>> start
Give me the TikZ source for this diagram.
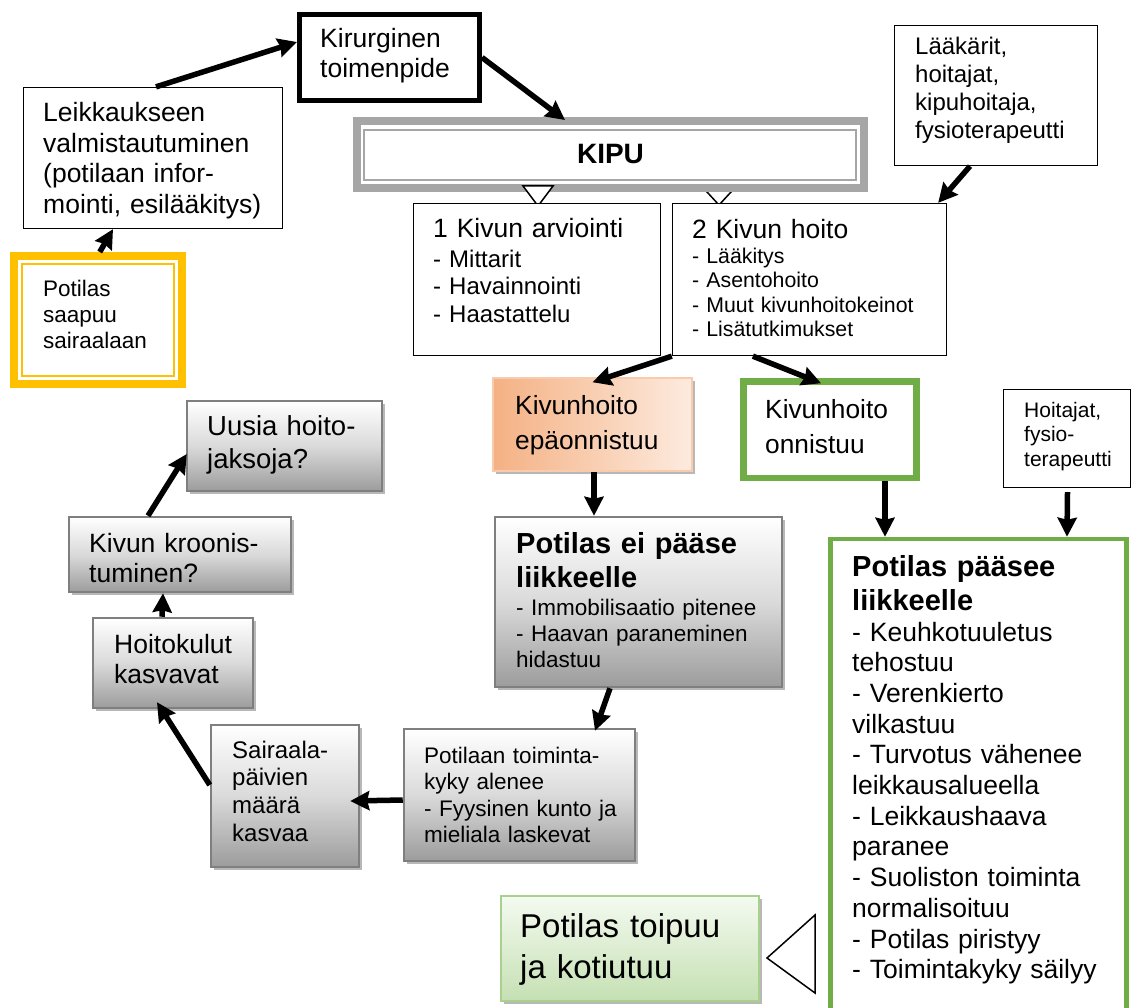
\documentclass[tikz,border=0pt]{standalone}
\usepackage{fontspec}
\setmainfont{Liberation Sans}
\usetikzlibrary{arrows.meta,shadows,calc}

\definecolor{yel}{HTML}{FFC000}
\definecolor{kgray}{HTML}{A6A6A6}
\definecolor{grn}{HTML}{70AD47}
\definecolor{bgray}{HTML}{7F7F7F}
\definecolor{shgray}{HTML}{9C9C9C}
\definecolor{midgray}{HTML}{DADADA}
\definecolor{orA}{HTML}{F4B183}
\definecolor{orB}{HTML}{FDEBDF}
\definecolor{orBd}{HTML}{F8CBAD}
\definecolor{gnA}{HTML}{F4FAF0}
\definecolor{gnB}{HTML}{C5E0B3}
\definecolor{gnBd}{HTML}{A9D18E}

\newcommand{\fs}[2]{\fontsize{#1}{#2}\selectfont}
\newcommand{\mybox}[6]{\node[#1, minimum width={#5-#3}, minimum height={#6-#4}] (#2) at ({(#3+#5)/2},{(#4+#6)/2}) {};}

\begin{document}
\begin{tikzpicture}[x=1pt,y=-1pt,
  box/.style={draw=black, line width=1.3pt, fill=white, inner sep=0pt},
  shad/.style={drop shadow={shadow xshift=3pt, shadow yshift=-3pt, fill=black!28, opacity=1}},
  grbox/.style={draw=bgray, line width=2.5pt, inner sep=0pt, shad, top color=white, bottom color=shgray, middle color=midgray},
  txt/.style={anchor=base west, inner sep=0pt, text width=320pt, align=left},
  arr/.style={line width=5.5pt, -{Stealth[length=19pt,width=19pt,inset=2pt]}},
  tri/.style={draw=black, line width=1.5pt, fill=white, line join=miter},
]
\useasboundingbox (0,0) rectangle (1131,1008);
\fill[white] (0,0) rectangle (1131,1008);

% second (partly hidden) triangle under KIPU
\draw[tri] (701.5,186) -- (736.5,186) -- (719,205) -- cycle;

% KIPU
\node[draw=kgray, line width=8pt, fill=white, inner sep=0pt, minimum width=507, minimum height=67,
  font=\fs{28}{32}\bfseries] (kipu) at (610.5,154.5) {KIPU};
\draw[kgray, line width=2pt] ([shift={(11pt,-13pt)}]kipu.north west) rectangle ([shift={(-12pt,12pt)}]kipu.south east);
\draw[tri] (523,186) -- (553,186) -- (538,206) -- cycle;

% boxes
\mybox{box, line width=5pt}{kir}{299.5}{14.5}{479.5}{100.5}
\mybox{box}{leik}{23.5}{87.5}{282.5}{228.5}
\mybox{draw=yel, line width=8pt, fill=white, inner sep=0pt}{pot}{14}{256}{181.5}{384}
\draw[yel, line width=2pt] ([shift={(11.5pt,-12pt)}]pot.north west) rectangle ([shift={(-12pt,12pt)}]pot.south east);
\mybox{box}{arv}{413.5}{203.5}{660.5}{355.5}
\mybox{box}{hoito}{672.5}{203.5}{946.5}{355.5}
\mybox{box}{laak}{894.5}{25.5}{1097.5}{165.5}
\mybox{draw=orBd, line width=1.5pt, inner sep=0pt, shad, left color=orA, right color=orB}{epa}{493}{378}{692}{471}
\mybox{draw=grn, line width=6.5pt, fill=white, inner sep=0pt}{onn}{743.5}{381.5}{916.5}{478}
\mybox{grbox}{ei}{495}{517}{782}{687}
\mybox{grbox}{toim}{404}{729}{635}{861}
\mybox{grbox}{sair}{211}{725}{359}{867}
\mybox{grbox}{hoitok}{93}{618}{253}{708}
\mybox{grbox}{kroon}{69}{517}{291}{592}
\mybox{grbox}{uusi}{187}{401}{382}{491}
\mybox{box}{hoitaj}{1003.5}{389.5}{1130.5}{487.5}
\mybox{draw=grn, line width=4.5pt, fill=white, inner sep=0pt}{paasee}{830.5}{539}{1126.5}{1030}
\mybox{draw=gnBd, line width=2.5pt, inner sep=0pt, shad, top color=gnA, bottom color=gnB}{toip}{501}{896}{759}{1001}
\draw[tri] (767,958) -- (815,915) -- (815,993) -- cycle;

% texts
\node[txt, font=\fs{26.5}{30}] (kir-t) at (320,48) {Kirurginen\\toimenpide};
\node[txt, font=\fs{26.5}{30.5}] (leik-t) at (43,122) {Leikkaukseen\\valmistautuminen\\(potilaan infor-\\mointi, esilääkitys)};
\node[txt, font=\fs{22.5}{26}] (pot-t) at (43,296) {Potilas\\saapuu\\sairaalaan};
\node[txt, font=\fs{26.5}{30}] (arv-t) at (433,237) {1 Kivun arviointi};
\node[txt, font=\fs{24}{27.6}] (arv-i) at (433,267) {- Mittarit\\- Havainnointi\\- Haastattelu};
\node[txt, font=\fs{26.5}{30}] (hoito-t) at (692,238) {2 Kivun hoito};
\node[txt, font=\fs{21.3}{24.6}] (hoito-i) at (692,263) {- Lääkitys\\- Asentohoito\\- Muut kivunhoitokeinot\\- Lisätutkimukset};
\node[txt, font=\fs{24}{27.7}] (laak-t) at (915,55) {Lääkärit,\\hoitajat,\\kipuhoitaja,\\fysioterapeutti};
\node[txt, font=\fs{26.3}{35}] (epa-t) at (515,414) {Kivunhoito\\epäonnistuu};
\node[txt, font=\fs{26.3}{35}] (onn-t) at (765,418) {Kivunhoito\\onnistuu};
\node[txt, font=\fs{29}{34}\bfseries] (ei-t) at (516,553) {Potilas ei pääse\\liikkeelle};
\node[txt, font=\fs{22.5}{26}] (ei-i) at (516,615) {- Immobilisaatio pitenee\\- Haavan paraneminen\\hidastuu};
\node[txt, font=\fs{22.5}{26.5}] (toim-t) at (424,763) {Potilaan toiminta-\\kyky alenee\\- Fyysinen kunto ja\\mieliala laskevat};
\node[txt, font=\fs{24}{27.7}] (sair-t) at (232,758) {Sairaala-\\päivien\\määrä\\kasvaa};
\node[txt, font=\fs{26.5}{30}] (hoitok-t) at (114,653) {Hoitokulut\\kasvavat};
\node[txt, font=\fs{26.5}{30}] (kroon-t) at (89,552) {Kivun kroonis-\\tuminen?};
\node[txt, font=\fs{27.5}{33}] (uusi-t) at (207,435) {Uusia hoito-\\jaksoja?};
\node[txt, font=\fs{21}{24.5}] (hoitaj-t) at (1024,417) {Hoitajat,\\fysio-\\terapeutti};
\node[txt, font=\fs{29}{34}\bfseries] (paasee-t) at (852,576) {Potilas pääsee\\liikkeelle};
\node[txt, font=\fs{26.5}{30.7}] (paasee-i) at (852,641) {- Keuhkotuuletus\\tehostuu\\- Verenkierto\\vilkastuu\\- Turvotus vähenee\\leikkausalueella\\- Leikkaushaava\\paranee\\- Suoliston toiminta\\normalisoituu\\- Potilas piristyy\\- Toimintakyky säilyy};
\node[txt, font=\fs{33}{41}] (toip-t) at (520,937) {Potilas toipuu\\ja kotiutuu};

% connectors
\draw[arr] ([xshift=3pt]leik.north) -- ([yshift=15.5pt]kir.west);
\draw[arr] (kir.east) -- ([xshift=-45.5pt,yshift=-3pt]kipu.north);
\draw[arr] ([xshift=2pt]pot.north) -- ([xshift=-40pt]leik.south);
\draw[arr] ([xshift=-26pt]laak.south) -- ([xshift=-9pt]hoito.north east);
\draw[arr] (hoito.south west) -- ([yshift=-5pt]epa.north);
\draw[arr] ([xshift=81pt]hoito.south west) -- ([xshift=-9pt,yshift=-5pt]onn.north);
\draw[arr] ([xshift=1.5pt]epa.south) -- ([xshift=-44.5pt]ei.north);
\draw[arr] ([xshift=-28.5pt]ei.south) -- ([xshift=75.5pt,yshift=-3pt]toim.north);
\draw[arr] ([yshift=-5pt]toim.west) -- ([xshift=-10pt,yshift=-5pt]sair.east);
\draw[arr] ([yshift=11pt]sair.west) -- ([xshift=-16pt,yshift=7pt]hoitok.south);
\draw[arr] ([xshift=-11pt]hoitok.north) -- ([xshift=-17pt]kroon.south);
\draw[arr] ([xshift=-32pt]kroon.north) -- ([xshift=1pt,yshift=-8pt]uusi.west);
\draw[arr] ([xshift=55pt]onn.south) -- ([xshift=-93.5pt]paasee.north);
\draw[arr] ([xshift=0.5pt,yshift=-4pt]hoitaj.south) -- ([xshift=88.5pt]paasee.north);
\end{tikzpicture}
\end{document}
>> end
**What to work on**
Extract, word for word, each line from the top of the data down to and including the line with "(538,206) -- cycle;"; skip the pictures.

**Result of this task**
Give me the TikZ source for this diagram.
\documentclass[tikz,border=0pt]{standalone}
\usepackage{fontspec}
\setmainfont{Liberation Sans}
\usetikzlibrary{arrows.meta,shadows,calc}

\definecolor{yel}{HTML}{FFC000}
\definecolor{kgray}{HTML}{A6A6A6}
\definecolor{grn}{HTML}{70AD47}
\definecolor{bgray}{HTML}{7F7F7F}
\definecolor{shgray}{HTML}{9C9C9C}
\definecolor{midgray}{HTML}{DADADA}
\definecolor{orA}{HTML}{F4B183}
\definecolor{orB}{HTML}{FDEBDF}
\definecolor{orBd}{HTML}{F8CBAD}
\definecolor{gnA}{HTML}{F4FAF0}
\definecolor{gnB}{HTML}{C5E0B3}
\definecolor{gnBd}{HTML}{A9D18E}

\newcommand{\fs}[2]{\fontsize{#1}{#2}\selectfont}
\newcommand{\mybox}[6]{\node[#1, minimum width={#5-#3}, minimum height={#6-#4}] (#2) at ({(#3+#5)/2},{(#4+#6)/2}) {};}

\begin{document}
\begin{tikzpicture}[x=1pt,y=-1pt,
  box/.style={draw=black, line width=1.3pt, fill=white, inner sep=0pt},
  shad/.style={drop shadow={shadow xshift=3pt, shadow yshift=-3pt, fill=black!28, opacity=1}},
  grbox/.style={draw=bgray, line width=2.5pt, inner sep=0pt, shad, top color=white, bottom color=shgray, middle color=midgray},
  txt/.style={anchor=base west, inner sep=0pt, text width=320pt, align=left},
  arr/.style={line width=5.5pt, -{Stealth[length=19pt,width=19pt,inset=2pt]}},
  tri/.style={draw=black, line width=1.5pt, fill=white, line join=miter},
]
\useasboundingbox (0,0) rectangle (1131,1008);
\fill[white] (0,0) rectangle (1131,1008);

% second (partly hidden) triangle under KIPU
\draw[tri] (701.5,186) -- (736.5,186) -- (719,205) -- cycle;

% KIPU
\node[draw=kgray, line width=8pt, fill=white, inner sep=0pt, minimum width=507, minimum height=67,
  font=\fs{28}{32}\bfseries] (kipu) at (610.5,154.5) {KIPU};
\draw[kgray, line width=2pt] ([shift={(11pt,-13pt)}]kipu.north west) rectangle ([shift={(-12pt,12pt)}]kipu.south east);
\draw[tri] (523,186) -- (553,186) -- (538,206) -- cycle;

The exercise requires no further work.